** To be done **
Gather up every line that includes the string "this".
***** Raw data *****
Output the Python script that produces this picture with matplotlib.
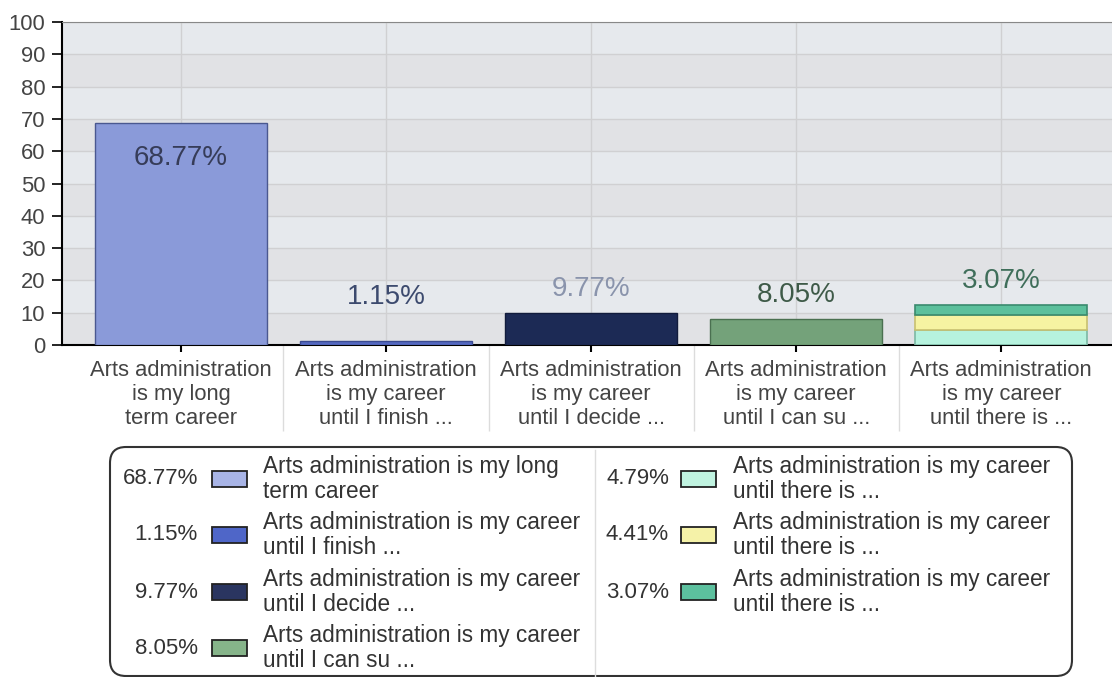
import matplotlib
matplotlib.use("Agg")
import matplotlib.pyplot as plt
from matplotlib.patches import FancyBboxPatch, Rectangle

plt.rcParams['font.family'] = ['Liberation Sans', 'DejaVu Sans']

# data
tick_labels = ["Arts administration\nis my long\nterm career",
               "Arts administration\nis my career\nuntil I finish ...",
               "Arts administration\nis my career\nuntil I decide ...",
               "Arts administration\nis my career\nuntil I can su ...",
               "Arts administration\nis my career\nuntil there is ..."]
single_values = [68.77, 1.15, 9.77, 8.05]
stack_values = [4.79, 4.41, 3.07]
bar_colors = ["#8a9ad9", "#5468c0", "#1c2a55", "#74a27a"]
bar_edges = ["#4a5890", "#3a4a90", "#121c3c", "#4a7050"]
stack_colors = ["#b6f2de", "#f6f3a2", "#5cc09c"]
stack_edges = ["#7cb8a4", "#c8c070", "#3a8a6e"]
value_label_colors = ["#363c58", "#3c4a6e", "#8a94ac", "#3e5a48", "#3f6e5a"]

legend_pcts = ["68.77%", "1.15%", "9.77%", "8.05%", "4.79%", "4.41%", "3.07%"]
legend_texts = ["Arts administration is my long\nterm career",
                "Arts administration is my career\nuntil I finish ...",
                "Arts administration is my career\nuntil I decide ...",
                "Arts administration is my career\nuntil I can su ...",
                "Arts administration is my career\nuntil there is ...",
                "Arts administration is my career\nuntil there is ...",
                "Arts administration is my career\nuntil there is ..."]
legend_swatch = ["#a8b4e6", "#4f66c8", "#2a3560", "#86b48a", "#c0f3e0", "#f5f2a8", "#5cc09e"]

W, H = 1112, 677
fig = plt.figure(figsize=(W / 100, H / 100), dpi=100)
ax = fig.add_axes([62 / W, 1 - 345 / H, (W - 62) / W, (345 - 22) / H])

# alternating background bands
for i, lo in enumerate(range(0, 100, 10)):
    ax.axhspan(lo, lo + 10, color="#e6e9ed" if i % 2 == 1 else "#e1e2e5", zorder=0, lw=0)

ax.set_ylim(0, 100)
ax.set_xlim(-0.58, 4.54)
ax.set_yticks(range(0, 101, 10))
ax.grid(True, color="#d0d0d2", lw=1, zorder=1)
ax.set_axisbelow(True)

xs = list(range(len(tick_labels)))
width = 0.84
ax.bar(xs[:4], single_values, width=width, color=bar_colors, edgecolor=bar_edges, lw=1, zorder=3)
bottom = 0
for v, c, e in zip(stack_values, stack_colors, stack_edges):
    ax.bar(xs[4], v, width=width, bottom=bottom, color=c, edgecolor=e, lw=1.2, zorder=3)
    bottom += v

tops = single_values + [sum(stack_values)]
shown = single_values + [stack_values[-1]]
for x, top, val, col in zip(xs, tops, shown, value_label_colors):
    if top > 50:
        y = top - 11
    else:
        y = max(top + 7.5, 15)
    ax.text(x, y, f"{val:.2f}%", ha="center", va="center", fontsize=20, color=col, zorder=4)

ax.set_xticks(xs)
ax.set_xticklabels(tick_labels, fontsize=15.8, color="#444444", linespacing=1.18)
ax.set_xticks([0.5, 1.5, 2.5, 3.5], minor=True)
ax.tick_params(axis="x", which="major", direction="out", length=5, width=1.5, color="black", pad=6)
ax.tick_params(axis="x", which="minor", direction="out", length=62, width=1, color="#dcdcdc")
ax.tick_params(axis="y", direction="out", length=7, width=1.2, color="black", labelsize=15.8,
               labelcolor="#444444", pad=5)

ax.spines["left"].set_linewidth(1.5)
ax.spines["bottom"].set_linewidth(1.5)
ax.spines["top"].set_color("#888888")
ax.spines["right"].set_visible(False)

# legend box drawn in pixel coords
lax = fig.add_axes([0, 0, 1, 1])
lax.set_xlim(0, W)
lax.set_ylim(H, 0)
lax.axis("off")
lax.add_patch(FancyBboxPatch((110, 447), 962, 229, boxstyle="round,pad=0,rounding_size=16",
                             fc="white", ec="#333333", lw=1.5, clip_on=False))
lax.plot([595, 595], [450, 676], color="#dddddd", lw=1)

rows_y = [479, 535, 592, 648]
for i, (pct, txt, sw) in enumerate(zip(legend_pcts, legend_texts, legend_swatch)):
    if i < 4:
        px, sx, tx, y = 198, 212, 263, rows_y[i]
    else:
        px, sx, tx, y = 669, 681, 733, rows_y[i - 4]
    lax.text(px, y, pct, ha="right", va="center", fontsize=16, color="#333333")
    lax.add_patch(Rectangle((sx, y - 8), 35, 16, fc=sw, ec="#222222", lw=1.3))
    lax.text(tx, y, txt, ha="left", va="center", fontsize=16.3, color="#333333", linespacing=1.1)

fig.savefig("out.png", dpi=100)
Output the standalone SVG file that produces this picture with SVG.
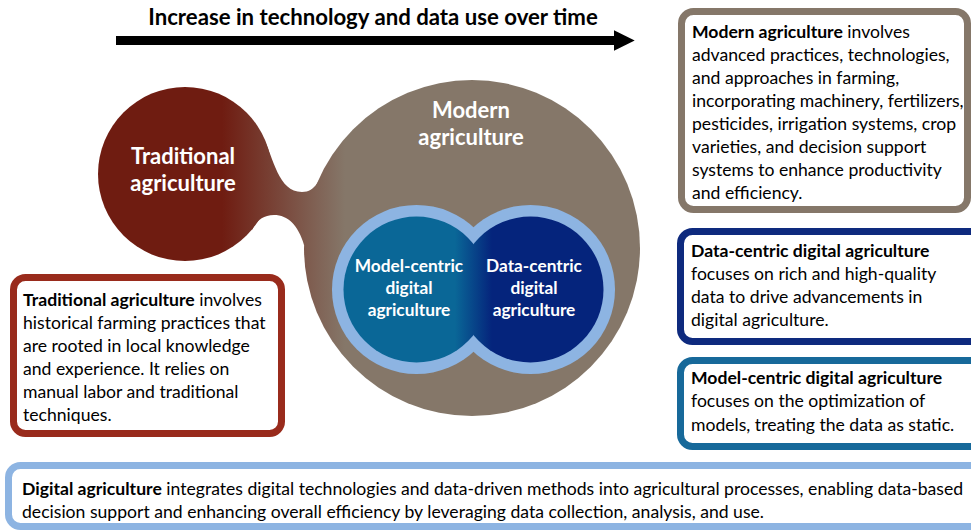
<svg xmlns="http://www.w3.org/2000/svg" width="971" height="531" viewBox="0 0 971 531">
<defs>
<linearGradient id="gTM" gradientUnits="userSpaceOnUse" x1="222" y1="0" x2="345" y2="0">
<stop offset="0" stop-color="#6f1c11"/>
<stop offset="1" stop-color="#857769"/>
</linearGradient>
<linearGradient id="gDig" gradientUnits="userSpaceOnUse" x1="455" y1="0" x2="492" y2="0">
<stop offset="0" stop-color="#0a6797"/>
<stop offset="1" stop-color="#05247c"/>
</linearGradient>
<marker id="ah" viewBox="0 0 10 10" refX="0" refY="5" markerWidth="2.3" markerHeight="2.3" orient="auto" markerUnits="strokeWidth">
<path d="M0,0 L10,5 L0,10 Z" fill="#000"/>
</marker>
</defs>
<style>
.lbl{font-family:Lato,"Liberation Sans",sans-serif;font-weight:bold;fill:#fff;text-anchor:middle}
.body{font-family:Lato,"Liberation Sans",sans-serif;font-size:17.6px;fill:#000}
.b{font-weight:bold}
.box{fill:#fff;stroke-width:7}
</style>
<rect width="971" height="531" fill="#fff"/>

<g id="title">
<text x="373" y="25" font-family="Lato,'Liberation Sans',sans-serif" font-size="22.2" font-weight="bold" text-anchor="middle" fill="#000">Increase in technology and data use over time</text>
</g>

<g id="connectors">
<line x1="116" y1="40.5" x2="614" y2="40.5" stroke="#000" stroke-width="9" marker-end="url(#ah)"/>
<path d="M262,135 C274,158 278,192 302,192 C316,192 320,178 325,168 L360,200 L330,250 L304,245 C298,225 288,215 274,215 C262,215 256,222 252,230 L230,200 Z" fill="url(#gTM)"/>
</g>

<g id="traditional">
<circle cx="185" cy="174" r="87" fill="url(#gTM)"/>
<text class="lbl" font-size="22" x="183" y="164">Traditional</text>
<text class="lbl" font-size="22" x="183" y="191">agriculture</text>
</g>

<g id="modern">
<circle cx="472" cy="248" r="168" fill="url(#gTM)"/>
<text class="lbl" font-size="22" x="471" y="118">Modern</text>
<text class="lbl" font-size="22" x="471" y="145">agriculture</text>
</g>

<g id="digital-circles">
<circle cx="416.5" cy="289.5" r="84.5" fill="#8db4e2"/>
<circle cx="530.5" cy="289.5" r="84.5" fill="#8db4e2"/>
<circle cx="416.5" cy="289.5" r="73" fill="url(#gDig)"/>
<circle cx="530.5" cy="289.5" r="73" fill="url(#gDig)"/>
</g>

<g id="model-centric">
<text class="lbl" font-size="17.3" x="409" y="272">Model-centric</text>
<text class="lbl" font-size="17.3" x="409" y="294">digital</text>
<text class="lbl" font-size="17.3" x="409" y="316">agriculture</text>
</g>

<g id="data-centric">
<text class="lbl" font-size="17.3" x="534" y="272">Data-centric</text>
<text class="lbl" font-size="17.3" x="534" y="294">digital</text>
<text class="lbl" font-size="17.3" x="534" y="316">agriculture</text>
</g>

<g id="box-traditional">
<rect class="box" x="13.5" y="277.5" width="268" height="156" rx="12" stroke="#992b1c"/>
<text class="body" x="23"><tspan x="23" y="306"><tspan class="b">Traditional agriculture</tspan> involves</tspan><tspan x="23" y="329">historical farming practices that</tspan><tspan x="23" y="352">are rooted in local knowledge</tspan><tspan x="23" y="375">and experience. It relies on</tspan><tspan x="23" y="398">manual labor and traditional</tspan><tspan x="23" y="421">techniques.</tspan></text>
</g>

<g id="box-modern">
<rect class="box" x="681.5" y="11.5" width="286" height="198" rx="12" stroke="#857769"/>
<text class="body"><tspan x="692" y="38"><tspan class="b">Modern agriculture</tspan> involves</tspan><tspan x="692" y="61">advanced practices, technologies,</tspan><tspan x="692" y="84">and approaches in farming,</tspan><tspan x="692" y="107">incorporating machinery, fertilizers,</tspan><tspan x="692" y="130">pesticides, irrigation systems, crop</tspan><tspan x="692" y="153">varieties, and decision support</tspan><tspan x="692" y="176">systems to enhance productivity</tspan><tspan x="692" y="199">and efficiency.</tspan></text>
</g>

<g id="box-data-centric">
<rect class="box" x="680.5" y="231.5" width="320" height="110" rx="12" stroke="#0e2a7e"/>
<text class="body"><tspan x="691" y="257" class="b">Data-centric digital agriculture</tspan><tspan x="691" y="280">focuses on rich and high-quality</tspan><tspan x="691" y="303">data to drive advancements in</tspan><tspan x="691" y="326">digital agriculture.</tspan></text>
</g>

<g id="box-model-centric">
<rect class="box" x="680.5" y="360.5" width="320" height="86" rx="12" stroke="#17699a"/>
<text class="body"><tspan x="691" y="384" class="b">Model-centric digital agriculture</tspan><tspan x="691" y="407">focuses on the optimization of</tspan><tspan x="691" y="431">models, treating the data as static.</tspan></text>
</g>

<g id="box-digital">
<rect class="box" x="8.5" y="465.5" width="1000" height="61" rx="12" stroke="#8db4e2"/>
<text class="body"><tspan x="22" y="495"><tspan class="b">Digital agriculture</tspan> integrates digital technologies and data-driven methods into agricultural processes, enabling data-based</tspan><tspan x="22" y="518">decision support and enhancing overall efficiency by leveraging data collection, analysis, and use.</tspan></text>
</g>
</svg>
*****
** Exercise result **
Output the Python script that produces this picture with matplotlib.
Output the standalone SVG file that produces this picture with SVG.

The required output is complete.